Saya akan berikan jawaban singkat. Tidak ada terjadi apapun. Semua histeria invasi Rusia ke Ukraina, sepenuhnya palsu dan digunakan untuk mengalihkan isu keamanan lainnya di Eropa dan dunia.Jika Anda bertanya apakah ada masalah antara Rusia dan Ukraina, yang jelas kami di Rusia menganggap rakyat Ukraina sebagai saudara. Saya sendiri lahir di Kiev (Ibu Kota Ukraina), saya bukan warga Ukraina tetapi (warga negara) Rusia, namun memperlihatkan bagaimana hubungan kedua negara seperti apa.
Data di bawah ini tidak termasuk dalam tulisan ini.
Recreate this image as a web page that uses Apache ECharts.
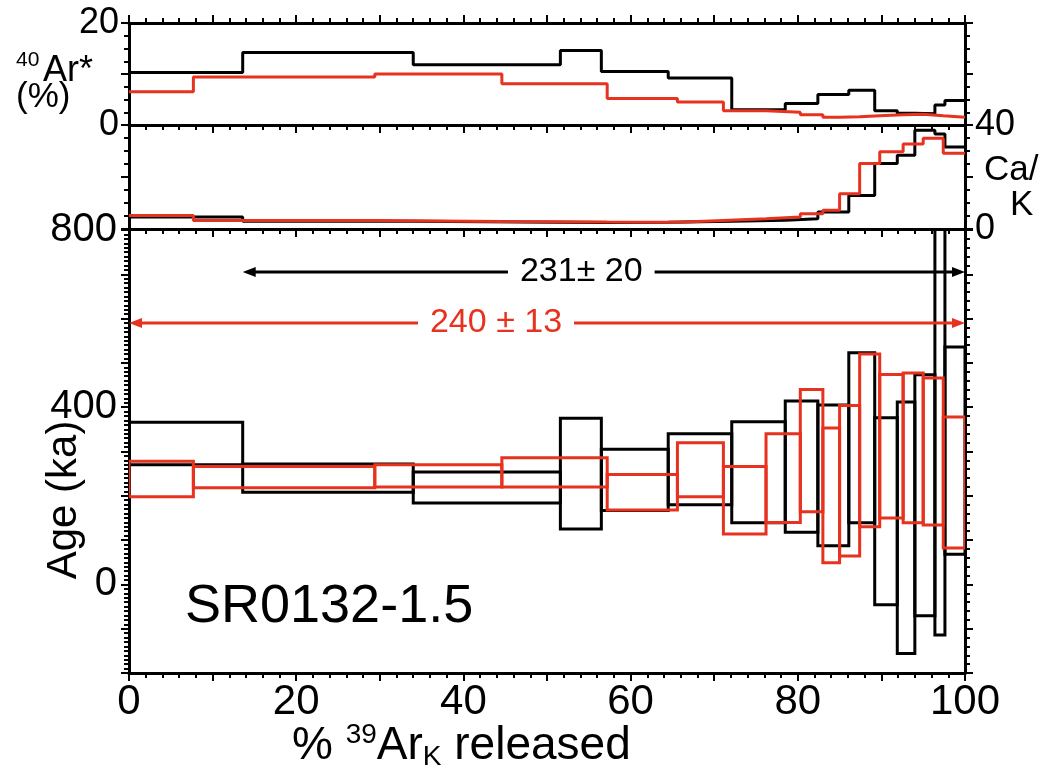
<!DOCTYPE html>
<html>
<head>
<meta charset="utf-8">
<script src="https://cdn.jsdelivr.net/npm/echarts@6/dist/echarts.min.js"></script>
<style>
  html, body { margin: 0; padding: 0; background: #fff; }
  #chart { width: 1060px; height: 769px; }
</style>
</head>
<body>
<div id="chart"></div>
<script>
// Cumulative % 39ArK released at each step boundary
const blackEdges = [0, 13.6, 34.0, 51.6, 56.5, 64.5, 72.1, 78.5, 82.4, 86.1, 89.2, 91.9, 94.0, 96.4, 97.6, 100];
const redEdges   = [0, 7.7, 29.4, 44.6, 57.2, 65.6, 71.1, 76.2, 80.3, 83.0, 85.0, 87.4, 89.8, 92.6, 95.0, 97.4, 100];

// Radiogenic 40Ar* (%) per step
const blackRadPct = [10.3, 14.2, 11.8, 14.6, 10.5, 9.2, 3.0, 4.2, 6.0, 6.8, 2.8, 2.3, 2.2, 3.9, 4.8];
const redRadPct   = [6.5, 9.4, 10.0, 8.1, 5.2, 4.5, 2.8, 2.5, 2.0, 1.5, 1.6, 1.8, 2.0, 2.1, 1.8, 1.5];

// Ca/K per step
const blackCaK = [4.6, 3.0, 2.6, 2.5, 2.6, 3.0, 3.4, 3.9, 6.5, 12.9, 25.2, 28.4, 38.0, 36.5, 31.5];
const redCaK   = [5.2, 3.3, 2.9, 2.7, 2.6, 3.3, 3.9, 4.6, 5.9, 7.2, 13.6, 25.2, 29.7, 32.7, 34.9, 29.1];

// Step ages (ka) and box half-heights (ka)
const blackAge = [318, 240, 219, 250, 236, 260, 253, 266, 246, 331, 165, 128, 201, 460, 302];
const blackErr = [48, 32, 35, 125, 69, 80, 114, 148, 159, 192, 211, 284, 272, 574, 234];
const redAge   = [238, 242, 245, 253, 208, 259, 190, 240, 302, 201, 234, 325, 312, 308, 300, 230];
const redErr   = [40, 24, 25, 33, 40, 61, 76, 100, 138, 152, 170, 195, 162, 169, 166, 148];

// Plateau ages: first step %, last step %, age (ka), error (ka), label
const plateauStart = [13.6, 0];
const plateauEnd   = [100, 100];
const plateauAge   = [231, 240];
const plateauErr   = [20, 13];
const plateauLabel = ['231± 20', '240 ± 13'];

const sampleName = 'SR0132-1.5';

const RED = '#e6321e';
const BLACK = '#000';
const FONT = "'Liberation Sans', Arial, Helvetica, sans-serif";

// where each plateau arrow sits and where its label is centred
const plateauLayout = [
  { level: 705, textAt: 54.1, color: BLACK },
  { level: 590, textAt: 43.9, color: RED }
];

function stepData(edges, vals) {
  const d = vals.map((v, i) => [edges[i], v]);
  d.push([edges[edges.length - 1], vals[vals.length - 1]]);
  return d;
}

function boxData(edges, age, err) {
  return age.map((a, i) => [edges[i], edges[i + 1], a - err[i], a + err[i]]);
}

const measureCtx = document.createElement('canvas').getContext('2d');
function textWidth(str, size) {
  measureCtx.font = size + 'px ' + FONT;
  return measureCtx.measureText(str).width;
}

const tickStyle = { show: true, length: 8, lineStyle: { color: BLACK, width: 2 } };
const minorStyle = (n) => ({ show: true, splitNumber: n, length: 5, lineStyle: { color: BLACK, width: 2 } });
const lineStyle = { show: true, onZero: false, lineStyle: { color: BLACK, width: 3 } };

function xAx(grid, position, labelSize) {
  return {
    type: 'value', gridIndex: grid, position: position, min: 0, max: 100, interval: 10,
    axisLine: lineStyle, axisTick: Object.assign({ inside: false }, tickStyle), minorTick: minorStyle(5),
    splitLine: { show: false },
    axisLabel: labelSize ? { show: true, margin: 8, interval: 0, showMinLabel: true, showMaxLabel: true,
      color: BLACK, fontSize: labelSize, fontFamily: FONT,
      formatter: v => (v % 20 === 0 ? String(v) : '') } : { show: false }
  };
}

function yAx(grid, position, min, max, interval, minorSplit, labelEvery, labelSize, margin) {
  return {
    type: 'value', gridIndex: grid, position: position, min: min, max: max, interval: interval,
    axisLine: lineStyle, axisTick: Object.assign({ inside: false }, tickStyle), minorTick: minorStyle(minorSplit),
    splitLine: { show: false },
    axisLabel: labelEvery ? { show: true, margin: margin, showMinLabel: true, showMaxLabel: true,
      color: BLACK, fontSize: labelSize, fontFamily: FONT,
      formatter: v => (v % labelEvery === 0 ? String(v) : '') } : { show: false }
  };
}

function boxSeries(data, color, xi, yi) {
  return {
    type: 'custom', xAxisIndex: xi, yAxisIndex: yi, clip: true, data: data, z: 3,
    renderItem: function (params, api) {
      const p0 = api.coord([api.value(0), api.value(3)]);
      const p1 = api.coord([api.value(1), api.value(2)]);
      return {
        type: 'rect',
        shape: { x: p0[0], y: p0[1], width: p1[0] - p0[0], height: p1[1] - p0[1] },
        style: { fill: 'none', stroke: color, lineWidth: 3 }
      };
    }
  };
}

const chart = echarts.init(document.getElementById('chart'), null, { renderer: 'canvas' });

const option = {
  animation: false,
  backgroundColor: '#fff',
  grid: [
    { left: 129, top: 23, width: 836, height: 102 },
    { left: 129, top: 125, width: 836, height: 104 },
    { left: 129, top: 230, width: 836, height: 443 }
  ],
  xAxis: [
    xAx(0, 'top', 0),
    xAx(0, 'bottom', 0),
    xAx(1, 'bottom', 0),
    xAx(2, 'bottom', 42)
  ],
  yAxis: [
    yAx(0, 'left', 0, 20, 10, 4, 20, 36, 10),
    yAx(0, 'right', 0, 20, 10, 4, 0),
    yAx(1, 'left', 0, 40, 20, 4, 0),
    yAx(1, 'right', 0, 40, 20, 4, 40, 36, 10),
    yAx(2, 'left', -200, 800, 100, 10, 400, 40, 12),
    yAx(2, 'right', -200, 800, 100, 5, 0)
  ],
  series: [
    { type: 'line', step: 'end', xAxisIndex: 1, yAxisIndex: 0, symbol: 'none',
      data: stepData(blackEdges, blackRadPct), lineStyle: { color: BLACK, width: 3 }, z: 3 },
    { type: 'line', step: 'end', xAxisIndex: 1, yAxisIndex: 0, symbol: 'none',
      data: stepData(redEdges, redRadPct), lineStyle: { color: RED, width: 3 }, z: 4 },
    { type: 'line', step: 'end', xAxisIndex: 2, yAxisIndex: 2, symbol: 'none',
      data: stepData(blackEdges, blackCaK), lineStyle: { color: BLACK, width: 3 }, z: 3 },
    { type: 'line', step: 'end', xAxisIndex: 2, yAxisIndex: 2, symbol: 'none',
      data: stepData(redEdges, redCaK), lineStyle: { color: RED, width: 3 }, z: 4 },
    boxSeries(boxData(blackEdges, blackAge, blackErr), BLACK, 3, 4),
    boxSeries(boxData(redEdges, redAge, redErr), RED, 3, 4),
    {
      type: 'custom', xAxisIndex: 3, yAxisIndex: 4, z: 5,
      data: plateauAge.map((a, i) => [plateauStart[i], plateauEnd[i], a, plateauErr[i]]),
      renderItem: function (params, api) {
        const i = params.dataIndex;
        const lay = plateauLayout[i];
        const a = api.coord([api.value(0), lay.level]);
        const b = api.coord([api.value(1), lay.level]);
        const c = api.coord([lay.textAt, lay.level]);
        const fs = 34;
        const w = textWidth(plateauLabel[i], fs);
        const gap = 12, ah = 13, aw = 5;
        const y = a[1];
        const st = { stroke: lay.color, lineWidth: 3 };
        return {
          type: 'group',
          children: [
            { type: 'line', shape: { x1: a[0] + ah - 2, y1: y, x2: c[0] - w / 2 - gap, y2: y }, style: st },
            { type: 'line', shape: { x1: c[0] + w / 2 + gap, y1: y, x2: b[0] - ah + 2, y2: y }, style: st },
            { type: 'polygon', shape: { points: [[a[0], y], [a[0] + ah, y - aw], [a[0] + ah, y + aw]] }, style: { fill: lay.color } },
            { type: 'polygon', shape: { points: [[b[0], y], [b[0] - ah, y - aw], [b[0] - ah, y + aw]] }, style: { fill: lay.color } },
            { type: 'text', x: c[0], y: y,
              style: { text: plateauLabel[i], fill: lay.color, fontSize: fs, fontFamily: FONT,
                       align: 'center', verticalAlign: 'middle', textAlign: 'center', textVerticalAlign: 'middle' } }
          ]
        };
      }
    }
  ],
  graphic: [
    { type: 'text', left: 16, top: 50, style: { text: '40', fontSize: 21, fontFamily: FONT, fill: BLACK } },
    { type: 'text', left: 43, top: 53, style: { text: 'Ar*', fontSize: 36, fontFamily: FONT, fill: BLACK } },
    { type: 'text', left: 16, top: 80, style: { text: '(%)', fontSize: 35, fontFamily: FONT, fill: BLACK } },
    { type: 'text', left: 984, top: 153, style: { text: 'Ca/', fontSize: 35, fontFamily: FONT, fill: BLACK } },
    { type: 'text', left: 1010, top: 188, style: { text: 'K', fontSize: 35, fontFamily: FONT, fill: BLACK } },
    { type: 'text', x: 64, y: 500, rotation: Math.PI / 2,
      style: { text: 'Age (ka)', fontSize: 42, fontFamily: FONT, fill: BLACK, align: 'center', verticalAlign: 'middle' } },
    { type: 'text', left: 185, top: 580, style: { text: sampleName, fontSize: 54, fontFamily: FONT, fill: BLACK } },
    { type: 'text', left: 292, top: 721,
      style: {
        rich: {
          n: { fontSize: 46, fontFamily: FONT, fill: BLACK, lineHeight: 50 },
          sup: { fontSize: 28, fontFamily: FONT, fill: BLACK, verticalAlign: 'top', lineHeight: 28 },
          sub: { fontSize: 28, fontFamily: FONT, fill: BLACK, verticalAlign: 'bottom', lineHeight: 22 }
        },
        text: '{n|% }{sup|39}{n|Ar}{sub|K}{n| released}'
      } }
  ]
};

chart.setOption(option);
</script>
</body>
</html>
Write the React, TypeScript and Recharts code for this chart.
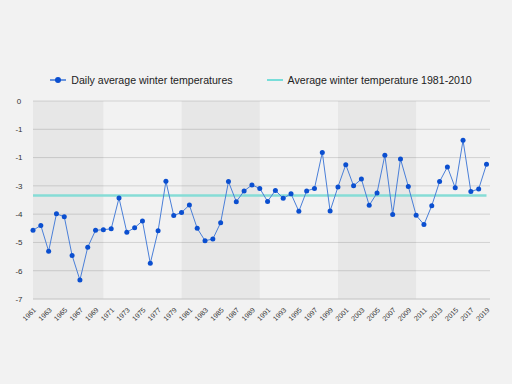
import React from 'react';
import {
  LineChart,
  Line,
  XAxis,
  YAxis,
  CartesianGrid,
  ReferenceArea,
  Legend,
} from 'recharts';

const years = [
  '1961', '1962', '1963', '1964', '1965', '1966', '1967', '1968', '1969', '1970',
  '1971', '1972', '1973', '1974', '1975', '1976', '1977', '1978', '1979', '1980',
  '1981', '1982', '1983', '1984', '1985', '1986', '1987', '1988', '1989', '1990',
  '1991', '1992', '1993', '1994', '1995', '1996', '1997', '1998', '1999', '2000',
  '2001', '2002', '2003', '2004', '2005', '2006', '2007', '2008', '2009', '2010',
  '2011', '2012', '2013', '2014', '2015', '2016', '2017', '2018', '2019',
];

const winterTemps = [
  -4.57, -4.4, -5.31, -3.99, -4.09, -5.46, -6.33, -5.17, -4.57, -4.55,
  -4.52, -3.43, -4.64, -4.48, -4.24, -5.74, -4.59, -2.84, -4.05, -3.94,
  -3.68, -4.5, -4.94, -4.88, -4.3, -2.85, -3.56, -3.18, -2.97, -3.09,
  -3.55, -3.16, -3.44, -3.28, -3.9, -3.18, -3.09, -1.82, -3.89, -3.04,
  -2.25, -3.0, -2.76, -3.69, -3.25, -1.92, -4.01, -2.05, -3.02, -4.04,
  -4.37, -3.7, -2.85, -2.33, -3.07, -1.39, -3.2, -3.11, -2.24,
];

const averageTemp = -3.34;

const yTicks = [0, -1, -2, -3, -4, -5, -6, -7];
const yTickLabels = ['0', '-1', '-1', '-3', '-4', '-5', '-6', '-7'];

// shaded decades
const bands = [
  ['1961', '1970'],
  ['1980', '1990'],
  ['2000', '2010'],
];

const data = years.map((year, i) => ({
  year,
  temp: winterTemps[i],
  avg: averageTemp,
}));

const FONT = '"Liberation Sans", Arial, Helvetica, sans-serif';

const LegendContent = () => (
  <div
    style={{
      display: 'flex',
      justifyContent: 'center',
      alignItems: 'center',
      fontFamily: FONT,
      fontSize: 10.6,
      lineHeight: '12px',
      height: 12,
      color: '#222',
    }}
  >
    <svg width={16} height={10} style={{ marginRight: 5 }}>
      <line x1={0} y1={5} x2={16} y2={5} stroke="#3d74d6" strokeWidth={1.5} />
      <circle cx={8} cy={5} r={3} fill="#0b4fd0" />
    </svg>
    <span style={{ marginRight: 34 }}>Daily average winter temperatures</span>
    <svg width={16} height={10} style={{ marginRight: 5 }}>
      <line x1={0} y1={5} x2={16} y2={5} stroke="#4fd6d0" strokeWidth={1.5} />
    </svg>
    <span>Average winter temperature 1981-2010</span>
  </div>
);

const App: React.FC = () => {
  return (
    <div
      style={{
        position: 'fixed',
        left: 0,
        top: 0,
        width: 512,
        height: 384,
        background: '#f2f2f2',
      }}
    >
      <LineChart
        width={512}
        height={384}
        data={data}
        margin={{ top: 89, right: 22, bottom: 0, left: 8 }}
      >
        {bands.map(([a, b]) => (
          <ReferenceArea
            key={a}
            x1={a}
            x2={b}
            fill="#000"
            fillOpacity={0.045}
            stroke="none"
          />
        ))}
        <CartesianGrid vertical={false} stroke="#d2d2d2" />
        <XAxis
          dataKey="year"
          interval={1}
          angle={-45}
          textAnchor="end"
          height={85}
          tickLine={false}
          axisLine={{ stroke: '#d2d2d2' }}
          padding={{ left: 0, right: 3.5 }}
          tick={{ fontSize: 7, fill: '#333', fontFamily: FONT }}
        />
        <YAxis
          domain={[-7, 0]}
          ticks={yTicks}
          width={25}
          tickLine={false}
          axisLine={false}
          tickMargin={8}
          tickFormatter={(v: number) => yTickLabels[yTicks.indexOf(v)]}
          tick={{ fontSize: 8, fill: '#333', fontFamily: FONT, textAnchor: 'middle' }}
        />
        <Legend
          verticalAlign="top"
          content={<LegendContent />}
          wrapperStyle={{ top: 74, left: 5, width: 512 }}
        />
        <Line
          dataKey="avg"
          stroke="#86dcd6"
          strokeWidth={2.5}
          dot={false}
          isAnimationActive={false}
          name="Average winter temperature 1981-2010"
        />
        <Line
          dataKey="temp"
          stroke="#4a7fd8"
          strokeWidth={1}
          dot={{ r: 2.5, fill: '#0b4fd0', stroke: 'none' }}
          isAnimationActive={false}
          name="Daily average winter temperatures"
        />
      </LineChart>
    </div>
  );
};

export default App;
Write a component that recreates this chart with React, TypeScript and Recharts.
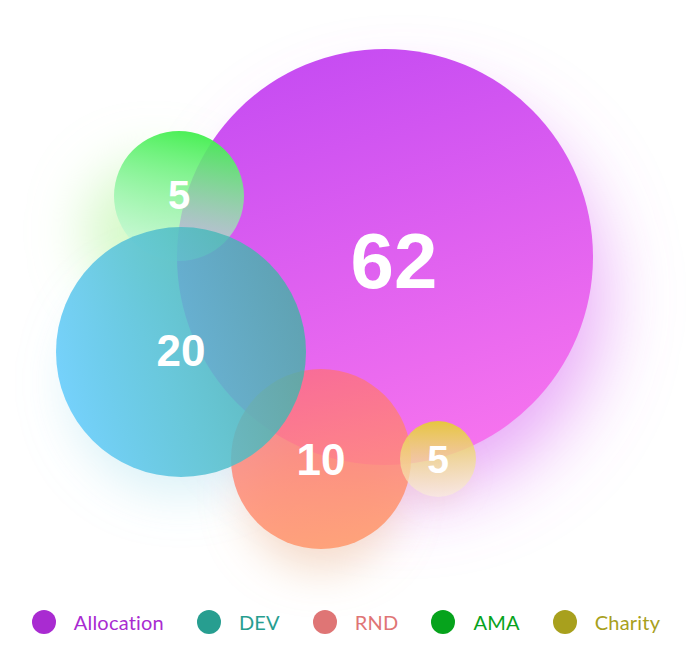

Ayah saya berasal dari Ukraina, sekitar 40 persen warga Ukraina berbahasa Rusia sebagai bahasa utama dan kami memiliki sekitar 3 juta warga Ukraina di Rusia. Kami sangat dekat sekali terkait dan selama berabad-abad ukraina menjadi bagian dari Rusia serta Uni Soviet.
Baca: Dubes Rusia: Barat dan NATO Telah Menipu Kami.
Sekali lagi, kami melihat (Ukraina) sebagai saudara, mengapa kami harus melawan mereka. Ini adalah sebuah tuduhan absurd.
Tentunya ada masalah pada 2014, ketika ada kudeta di Kiev. Dilakukan mereka yang ingin menekan wilayah Ukraina yang berbahasa Rusia atau mereka yang berasal dari Rusia. Beberapa dari wilayah itu menolak pemerintahan yang ilegal itu berkuasa.
Ada dua isu pada dasarnya. Pertama Krimea yang kembali ke pangkuan Rusia setelah dilakukan referendum. Lebih dari 90 persen warga Krimea memilih untuk independen dan bergabung dengan Rusia. Jika (referendum) ini bukan peristiwa demokrasi, apalagi? Banyak tuduhan rakyat Krimea dipaksa untuk memilih bergabung bersama Rusia. Bagaimana mungkin Anda memaksa 2 juta orang untuk memilih semacam itu?
Jadi jelas kami menganggap (referendum) itu sebagai demokratis dan melalui proses legitimasi serta menjadi keinginan semua warga hingga sekitar 90 persen warga Krimea memilih kembali ke Rusia. Kami menganggap isu ini sudah selesai, Krimea tidak akan pernah kembali ke Ukraina.